## What the task requires:
Give an exact transcription of every line, dropping the images.
- - - -
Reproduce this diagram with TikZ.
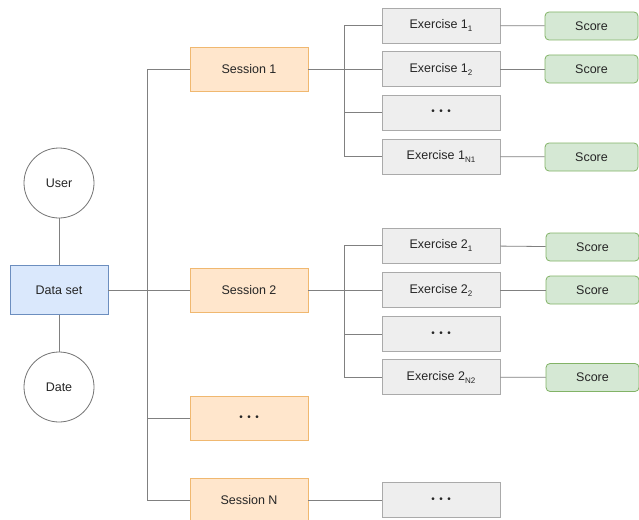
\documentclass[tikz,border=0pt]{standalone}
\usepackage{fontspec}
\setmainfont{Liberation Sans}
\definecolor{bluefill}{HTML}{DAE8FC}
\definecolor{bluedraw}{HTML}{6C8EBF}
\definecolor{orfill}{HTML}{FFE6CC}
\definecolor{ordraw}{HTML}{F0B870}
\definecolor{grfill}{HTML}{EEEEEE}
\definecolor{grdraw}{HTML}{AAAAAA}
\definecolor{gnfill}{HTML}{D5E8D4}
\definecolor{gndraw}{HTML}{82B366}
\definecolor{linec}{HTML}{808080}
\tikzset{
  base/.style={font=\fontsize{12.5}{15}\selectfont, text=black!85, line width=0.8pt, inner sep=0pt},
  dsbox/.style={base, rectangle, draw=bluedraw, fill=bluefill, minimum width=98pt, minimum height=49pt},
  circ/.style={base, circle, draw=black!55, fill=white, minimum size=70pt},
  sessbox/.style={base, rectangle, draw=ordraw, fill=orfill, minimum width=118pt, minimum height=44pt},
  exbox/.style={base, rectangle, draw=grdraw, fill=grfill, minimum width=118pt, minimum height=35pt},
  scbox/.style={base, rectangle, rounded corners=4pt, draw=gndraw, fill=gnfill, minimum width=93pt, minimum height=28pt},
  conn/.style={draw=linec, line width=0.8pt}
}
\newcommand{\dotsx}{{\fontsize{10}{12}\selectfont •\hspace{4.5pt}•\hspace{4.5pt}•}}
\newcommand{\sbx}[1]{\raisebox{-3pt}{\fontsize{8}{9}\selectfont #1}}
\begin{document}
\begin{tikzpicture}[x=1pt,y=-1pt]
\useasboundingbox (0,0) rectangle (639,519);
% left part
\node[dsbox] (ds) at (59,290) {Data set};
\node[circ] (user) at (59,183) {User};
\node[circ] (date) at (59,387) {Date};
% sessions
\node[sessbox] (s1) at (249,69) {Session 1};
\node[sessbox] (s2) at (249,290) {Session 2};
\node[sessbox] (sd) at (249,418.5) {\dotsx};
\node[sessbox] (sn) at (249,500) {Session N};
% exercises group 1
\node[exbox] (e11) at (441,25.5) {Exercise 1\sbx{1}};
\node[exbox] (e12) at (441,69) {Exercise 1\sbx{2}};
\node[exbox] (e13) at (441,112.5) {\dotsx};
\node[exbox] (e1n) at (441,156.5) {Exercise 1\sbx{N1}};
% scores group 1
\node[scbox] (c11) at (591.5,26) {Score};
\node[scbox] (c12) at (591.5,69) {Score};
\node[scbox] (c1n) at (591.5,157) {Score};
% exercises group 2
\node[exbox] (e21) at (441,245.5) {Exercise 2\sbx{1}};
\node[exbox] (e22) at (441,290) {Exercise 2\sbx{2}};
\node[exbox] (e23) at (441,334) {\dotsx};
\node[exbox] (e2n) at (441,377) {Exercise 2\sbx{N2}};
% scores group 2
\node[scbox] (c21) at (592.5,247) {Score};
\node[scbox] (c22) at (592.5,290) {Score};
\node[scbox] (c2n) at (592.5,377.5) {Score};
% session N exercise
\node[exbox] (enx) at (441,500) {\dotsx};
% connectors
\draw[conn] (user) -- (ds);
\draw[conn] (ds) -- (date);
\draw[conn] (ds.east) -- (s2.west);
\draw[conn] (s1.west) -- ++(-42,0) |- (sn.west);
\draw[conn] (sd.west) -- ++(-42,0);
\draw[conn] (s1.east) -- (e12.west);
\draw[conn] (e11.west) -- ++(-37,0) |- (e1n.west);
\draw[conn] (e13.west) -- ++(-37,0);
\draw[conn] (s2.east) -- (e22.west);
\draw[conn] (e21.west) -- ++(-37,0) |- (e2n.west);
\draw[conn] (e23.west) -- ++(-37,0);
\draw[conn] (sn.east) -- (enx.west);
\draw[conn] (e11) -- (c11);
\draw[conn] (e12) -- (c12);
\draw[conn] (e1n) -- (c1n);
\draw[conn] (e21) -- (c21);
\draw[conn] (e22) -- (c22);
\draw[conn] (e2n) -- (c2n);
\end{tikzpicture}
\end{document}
- - - -
## Completed exercise:
Reproduce this diagram with TikZ.
\documentclass[tikz,border=0pt]{standalone}
\usepackage{fontspec}
\setmainfont{Liberation Sans}
\definecolor{bluefill}{HTML}{DAE8FC}
\definecolor{bluedraw}{HTML}{6C8EBF}
\definecolor{orfill}{HTML}{FFE6CC}
\definecolor{ordraw}{HTML}{F0B870}
\definecolor{grfill}{HTML}{EEEEEE}
\definecolor{grdraw}{HTML}{AAAAAA}
\definecolor{gnfill}{HTML}{D5E8D4}
\definecolor{gndraw}{HTML}{82B366}
\definecolor{linec}{HTML}{808080}
\tikzset{
  base/.style={font=\fontsize{12.5}{15}\selectfont, text=black!85, line width=0.8pt, inner sep=0pt},
  dsbox/.style={base, rectangle, draw=bluedraw, fill=bluefill, minimum width=98pt, minimum height=49pt},
  circ/.style={base, circle, draw=black!55, fill=white, minimum size=70pt},
  sessbox/.style={base, rectangle, draw=ordraw, fill=orfill, minimum width=118pt, minimum height=44pt},
  exbox/.style={base, rectangle, draw=grdraw, fill=grfill, minimum width=118pt, minimum height=35pt},
  scbox/.style={base, rectangle, rounded corners=4pt, draw=gndraw, fill=gnfill, minimum width=93pt, minimum height=28pt},
  conn/.style={draw=linec, line width=0.8pt}
}
\newcommand{\dotsx}{{\fontsize{10}{12}\selectfont •\hspace{4.5pt}•\hspace{4.5pt}•}}
\newcommand{\sbx}[1]{\raisebox{-3pt}{\fontsize{8}{9}\selectfont #1}}
\begin{document}
\begin{tikzpicture}[x=1pt,y=-1pt]
\useasboundingbox (0,0) rectangle (639,519);
% left part
\node[dsbox] (ds) at (59,290) {Data set};
\node[circ] (user) at (59,183) {User};
\node[circ] (date) at (59,387) {Date};
% sessions
\node[sessbox] (s1) at (249,69) {Session 1};
\node[sessbox] (s2) at (249,290) {Session 2};
\node[sessbox] (sd) at (249,418.5) {\dotsx};
\node[sessbox] (sn) at (249,500) {Session N};
% exercises group 1
\node[exbox] (e11) at (441,25.5) {Exercise 1\sbx{1}};
\node[exbox] (e12) at (441,69) {Exercise 1\sbx{2}};
\node[exbox] (e13) at (441,112.5) {\dotsx};
\node[exbox] (e1n) at (441,156.5) {Exercise 1\sbx{N1}};
% scores group 1
\node[scbox] (c11) at (591.5,26) {Score};
\node[scbox] (c12) at (591.5,69) {Score};
\node[scbox] (c1n) at (591.5,157) {Score};
% exercises group 2
\node[exbox] (e21) at (441,245.5) {Exercise 2\sbx{1}};
\node[exbox] (e22) at (441,290) {Exercise 2\sbx{2}};
\node[exbox] (e23) at (441,334) {\dotsx};
\node[exbox] (e2n) at (441,377) {Exercise 2\sbx{N2}};
% scores group 2
\node[scbox] (c21) at (592.5,247) {Score};
\node[scbox] (c22) at (592.5,290) {Score};
\node[scbox] (c2n) at (592.5,377.5) {Score};
% session N exercise
\node[exbox] (enx) at (441,500) {\dotsx};
% connectors
\draw[conn] (user) -- (ds);
\draw[conn] (ds) -- (date);
\draw[conn] (ds.east) -- (s2.west);
\draw[conn] (s1.west) -- ++(-42,0) |- (sn.west);
\draw[conn] (sd.west) -- ++(-42,0);
\draw[conn] (s1.east) -- (e12.west);
\draw[conn] (e11.west) -- ++(-37,0) |- (e1n.west);
\draw[conn] (e13.west) -- ++(-37,0);
\draw[conn] (s2.east) -- (e22.west);
\draw[conn] (e21.west) -- ++(-37,0) |- (e2n.west);
\draw[conn] (e23.west) -- ++(-37,0);
\draw[conn] (sn.east) -- (enx.west);
\draw[conn] (e11) -- (c11);
\draw[conn] (e12) -- (c12);
\draw[conn] (e1n) -- (c1n);
\draw[conn] (e21) -- (c21);
\draw[conn] (e22) -- (c22);
\draw[conn] (e2n) -- (c2n);
\end{tikzpicture}
\end{document}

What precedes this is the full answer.